Your answer must consist solely of the number of lines that contain the word "React".

----------

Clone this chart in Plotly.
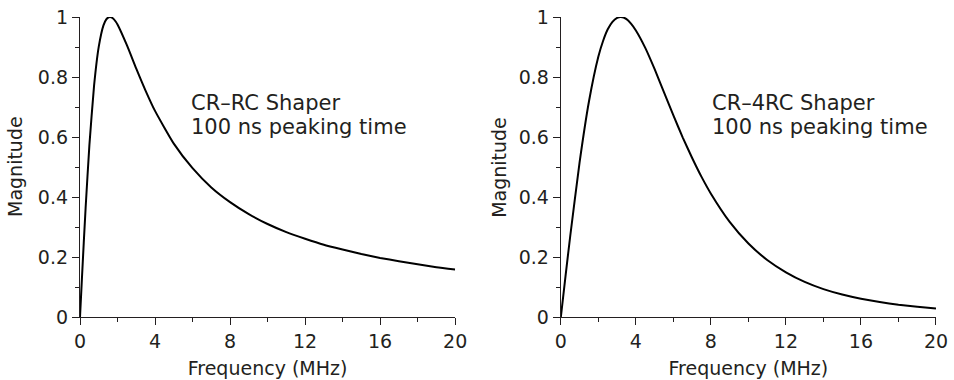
import plotly.graph_objects as go
from plotly.subplots import make_subplots

# CR-RC shaper (left panel)
freq_crrc = [0, 0.1, 0.2, 0.3, 0.5, 0.75, 1.0, 1.25, 1.4, 1.5, 1.6, 1.75, 1.9, 2.0, 2.5, 3, 3.5, 4,
             5, 6, 7, 8, 9, 10, 11, 12, 13, 14, 15, 16, 17, 18, 19, 20]
mag_crrc = [0, 0.125, 0.247, 0.364, 0.572, 0.771, 0.901, 0.972, 0.992, 0.998, 1.0, 0.996, 0.985,
            0.975, 0.906, 0.828, 0.754, 0.687, 0.578, 0.496, 0.432, 0.383, 0.343, 0.310, 0.283,
            0.261, 0.241, 0.225, 0.210, 0.197, 0.186, 0.176, 0.166, 0.158]

# CR-4RC shaper (right panel)
freq_cr4rc = [0, 0.25, 0.5, 1.0, 1.5, 2.0, 2.25, 2.5, 2.75, 3.0, 3.2, 3.5, 3.75, 4.0, 4.5, 5.0,
              5.5, 6.0, 6.5, 7.0, 7.5, 8, 9, 10, 11, 12, 13, 14, 15, 16, 17, 18, 19, 20]
mag_cr4rc = [0, 0.137, 0.270, 0.516, 0.719, 0.868, 0.920, 0.959, 0.984, 0.997, 1.0, 0.993, 0.977,
             0.955, 0.897, 0.826, 0.749, 0.672, 0.598, 0.530, 0.467, 0.411, 0.317, 0.245, 0.190,
             0.149, 0.117, 0.093, 0.075, 0.061, 0.050, 0.041, 0.034, 0.028]

label_line1 = ["CR\u2013RC Shaper", "CR\u20134RC Shaper"]
label_line2 = ["100 ns peaking time", "100 ns peaking time"]
label_x = [5.81, 7.96]
label_y1 = [0.714, 0.714]
label_y2 = [0.634, 0.634]

x_ticks = [0, 4, 8, 12, 16, 20]
y_ticks = [0, 0.2, 0.4, 0.6, 0.8, 1]

FONT = "DejaVu Sans"
TXT = "#231f20"

fig = make_subplots(rows=1, cols=2, horizontal_spacing=0.1235)

ytitle_shift = [-65, -62]

for i, (fx, my) in enumerate([(freq_crrc, mag_crrc), (freq_cr4rc, mag_cr4rc)]):
    fig.add_trace(go.Scatter(x=fx, y=my, mode="lines",
                             line=dict(color="black", width=2, shape="spline", smoothing=0.5),
                             cliponaxis=False, showlegend=False, hoverinfo="skip"),
                  row=1, col=i + 1)
    xr = "x" if i == 0 else "x2"
    yr = "y" if i == 0 else "y2"
    for txt, yy in ((label_line1[i], label_y1[i]), (label_line2[i], label_y2[i])):
        fig.add_annotation(x=label_x[i], y=yy, xref=xr, yref=yr, text=txt, showarrow=False,
                           xanchor="left", yanchor="middle", align="left",
                           font=dict(family=FONT, size=21, color=TXT))
    # y-axis title
    fig.add_annotation(x=0, y=0.5, xref=f"{xr} domain", yref=f"{yr} domain", text="Magnitude",
                       textangle=-90, showarrow=False, xanchor="center", yanchor="middle",
                       xshift=ytitle_shift[i], font=dict(family=FONT, size=19, color=TXT))

axis_common = dict(showline=True, linecolor=TXT, linewidth=1.3, ticks="outside",
                   ticklen=7, tickwidth=1.3, tickcolor=TXT, showgrid=False, zeroline=False,
                   automargin=False,
                   tickfont=dict(family=FONT, size=19, color=TXT),
                   title_font=dict(family=FONT, size=19, color=TXT))

for c in (1, 2):
    fig.update_xaxes(range=[0, 20], tickvals=x_ticks, title_text="Frequency (MHz)",
                     title_standoff=10,
                     minor=dict(dtick=2, ticklen=4, tickwidth=1.3, tickcolor=TXT, ticks="outside"),
                     **axis_common, row=1, col=c)
    fig.update_yaxes(range=[0, 1], tickvals=y_ticks,
                     minor=dict(dtick=0.1, ticklen=4, tickwidth=1.3, tickcolor=TXT, ticks="outside"),
                     **axis_common, row=1, col=c)

fig.update_layout(width=954, height=380, margin=dict(l=80, r=18, t=17, b=63),
                  plot_bgcolor="white", paper_bgcolor="white",
                  font=dict(family=FONT, color=TXT))

fig.write_html("out.html", config={"displayModeBar": False},
               post_script="document.body.style.margin='0px';")
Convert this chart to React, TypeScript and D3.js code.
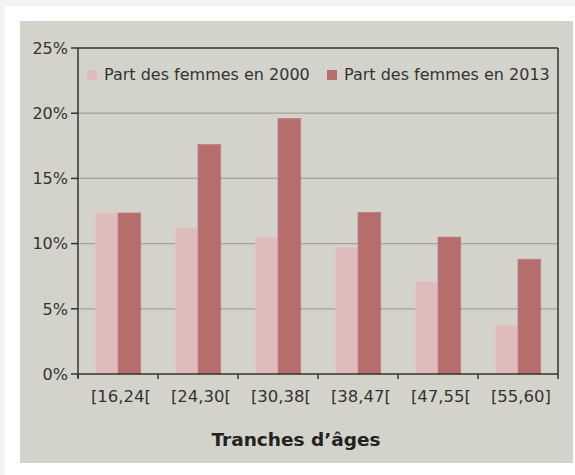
import React from "react";
import * as d3 from "d3";

const categories = ["[16,24[", "[24,30[", "[30,38[", "[38,47[", "[47,55[", "[55,60]"];
const series = ["Part des femmes en 2000", "Part des femmes en 2013"];
const values2000 = [12.35, 11.2, 10.5, 9.7, 7.1, 3.75];
const values2013 = [12.35, 17.6, 19.6, 12.4, 10.5, 8.8];
const yTicks = [0, 5, 10, 15, 20, 25];
const xTitle = "Tranches d’âges";

const colors = ["#dfbcbc", "#b56e6c"];
const FONT = "'DejaVu Sans', Verdana, sans-serif";

export default function App() {
  const W = 575, H = 475;
  const left = 78, right = 558, top = 48, bottom = 374;
  const x0 = d3.scaleBand<string>().domain(categories).range([left, right]).paddingInner(0).paddingOuter(0);
  const x1 = d3.scaleBand<string>().domain(series).range([0, x0.bandwidth()]).paddingInner(0).paddingOuter(0.76);
  const y = d3.scaleLinear().domain([0, 25]).range([bottom, top]);
  const data = [values2000, values2013];
  const boundaries = [...categories.map((c) => x0(c) as number), right];

  return (
    <div style={{ position: "absolute", left: 0, top: 0, width: W, height: H }}>
      <svg width={W} height={H} style={{ display: "block" }}>
        <rect x={0} y={0} width={W} height={H} fill="#f3f3f3" />
        <rect x={5} y={6} width={W} height={H} fill="#ffffff" />
        <rect x={20} y={21} width={553} height={442} fill="#d3d3cb" />
        {yTicks.filter((t) => t > 0 && t < 25).map((t) => (
          <line key={t} x1={left} x2={right} y1={y(t)} y2={y(t)} stroke="#a2a39f" strokeWidth={1.2} />
        ))}
        {data.map((vals, si) =>
          vals.map((v, i) => (
            <rect
              key={si + "-" + i}
              x={(x0(categories[i]) as number) + (x1(series[si]) as number)}
              y={y(v)}
              width={x1.bandwidth()}
              height={bottom - y(v)}
              fill={colors[si]}
              stroke={si === 0 ? "#e4c6c6" : "#bd8281"}
              strokeWidth={0.8}
            />
          ))
        )}
        {/* frame */}
        <line x1={left} x2={right} y1={top} y2={top} stroke="#333" strokeWidth={1.5} />
        <line x1={right} x2={right} y1={top} y2={bottom} stroke="#333" strokeWidth={1.5} />
        <line x1={left} x2={left} y1={top} y2={bottom + 4} stroke="#333" strokeWidth={1.5} />
        <line x1={left} x2={right} y1={bottom} y2={bottom} stroke="#333" strokeWidth={1.5} />
        {yTicks.map((t) => (
          <g key={t}>
            <line x1={left - 7} x2={left} y1={y(t)} y2={y(t)} stroke="#333" strokeWidth={1.5} />
            <text x={left - 10} y={y(t)} dy="0.36em" textAnchor="end" fontFamily={FONT} fontSize={16} fill="#333">
              {t}%
            </text>
          </g>
        ))}
        {boundaries.map((b, i) => (
          <line key={i} x1={b} x2={b} y1={bottom} y2={bottom + 5} stroke="#333" strokeWidth={1.5} />
        ))}
        {categories.map((c) => (
          <text key={c} x={(x0(c) as number) + x0.bandwidth() / 2 + 3} y={402} textAnchor="middle" fontFamily={FONT} fontSize={16.5} fill="#333">
            {c}
          </text>
        ))}
        <text x={296} y={446} textAnchor="middle" fontFamily={FONT} fontSize={18.5} fontWeight="bold" fill="#222">
          {xTitle}
        </text>
        {/* legend */}
        {series.map((s, i) => {
          const lx = i === 0 ? 87 : 327;
          return (
            <g key={s}>
              <rect x={lx} y={70} width={10} height={10} fill={colors[i]} />
              <text x={lx + 17} y={80} fontFamily={FONT} fontSize={16} fill="#333">
                {s}
              </text>
            </g>
          );
        })}
      </svg>
    </div>
  );
}
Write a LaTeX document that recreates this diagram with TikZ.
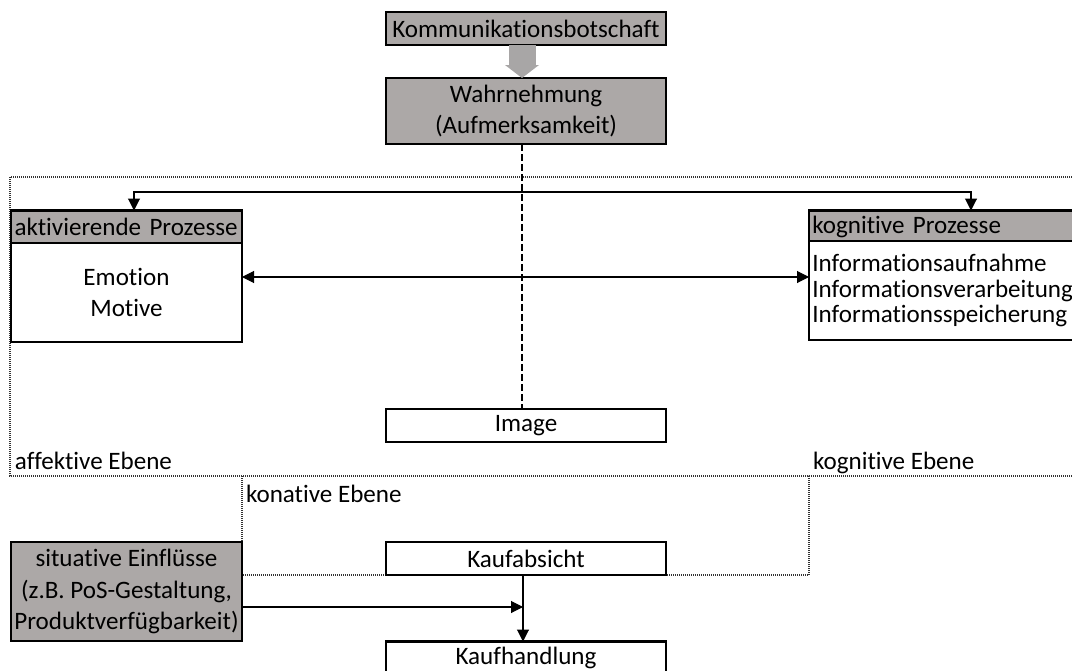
\documentclass[tikz,border=0pt]{standalone}
\usepackage{fontspec}
\setmainfont{Carlito}[Ligatures=NoCommon, Contextuals=NoAlternate]
\usetikzlibrary{arrows.meta}
\definecolor{boxgray}{RGB}{172,168,167}
\definecolor{blockgray}{RGB}{168,166,166}

\begin{document}
\begin{tikzpicture}[x=0.75pt,y=-0.75pt,
  every node/.style={font=\fontsize{18.8}{19}\selectfont, inner sep=0pt, outer sep=0pt},
  loose/.style={font=\fontsize{18.8}{23.3}\selectfont},
  box/.style={draw=black, line width=1.7pt, fill=white, align=center},
  graybox/.style={box, fill=boxgray},
  wide/.style={minimum width=210pt},
  narrow/.style={minimum width=173.25pt},
  lefttext/.style={align=left, text width=#1, inner xsep=2.5pt},
  row/.style={minimum height=24.75pt},
  tall/.style={minimum height=74.25pt},
  conn/.style={draw=black, line width=0.8pt},
  tip/.style={-{Triangle[length=9pt,width=9pt]}},
  bothtips/.style={{Triangle[length=9pt,width=9pt]}-{Triangle[length=9pt,width=9pt]}},
  level/.style={draw=black!80, line width=0.8pt, dash pattern=on 0.75pt off 0.75pt},
  label/.style={anchor=base west},
]
\clip (0,0) rectangle (1072,671);
\useasboundingbox (0,0) rectangle (1072,671);

% levels (dotted frames)
\draw[level] (1080,177) -- (10,177) -- (10,476) -- (1080,476);
\draw[level] (242,476) rectangle (809,575);

% top of the chain
\node[graybox, wide, minimum height=24.75pt] (komm) at (526,28.5) {Kommunikationsbotschaft};
\node[graybox, wide, minimum height=49.5pt, loose] (wahr) at (526,111)
  {Wahrnehmung\\(Aufmerksamkeit)};

% central column
\coordinate (colx) at (522,0);
\node[box, wide, row] (image) at (526,425.5) {Image};
\node[box, wide, row] (absicht) at (526,558.5) {Kaufabsicht};
\node[box, wide, row] (handlung) at (526,658) {Kaufhandlung};

\draw[conn, dashed, dash pattern=on 5pt off 2.5pt] (wahr.south -| colx) -- (image.north -| colx);

% process boxes
\node[graybox, narrow, row, lefttext=168pt] (akthead) at (126.5,227) {aktivierende Prozesse};
\node[box, narrow, tall, loose] (aktbody) at (126.5,292.5) {Emotion\\Motive};
\node[graybox, minimum width=198pt, row, lefttext=193pt] (koghead) at (941,227) {kognitive Prozesse};
\node[box, minimum width=198pt, tall, lefttext=193pt] (kogbody) at (941,290.5)
  {Informationsaufnahme\\Informationsverarbeitung\\Informationsspeicherung};

% situational influences
\node[graybox, narrow, minimum height=74.25pt, loose] (situ) at (126.5,591.5)
  {situative Einflüsse\\(z.B. PoS-Gestaltung,\\Produktverfügbarkeit)};

% level labels
\node[label] (aff) at (15,469) {affektive Ebene};
\node[label] (kog) at (813,469) {kognitive Ebene};
\node[label] (kon) at (246,502) {konative Ebene};

% block arrow from message to perception
\draw[blockgray, line width=20.25pt,
  -{Triangle[length=9.75pt,width=25.5pt,line width=0pt]}]
  (komm.south -| colx) -- (wahr.north -| colx);

% branches to both process boxes
\coordinate (L) at (134,192);
\coordinate (R) at (971,192);
\draw[conn, bothtips] (akthead.north -| L) -- (L) -- (R) -- (koghead.north -| R);

\coordinate (M) at (526,277);
\draw[conn, bothtips] (aktbody.east |- M) -- (kogbody.west |- M);

% purchase chain
\coordinate (joinx) at (523,0);
\coordinate (S) at (0,607);
\draw[conn, tip] (situ.east |- S) -- (joinx |- S);
\draw[conn, tip] (absicht.south -| joinx) -- (handlung.north -| joinx);
\end{tikzpicture}
\end{document}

----------

• Result:
2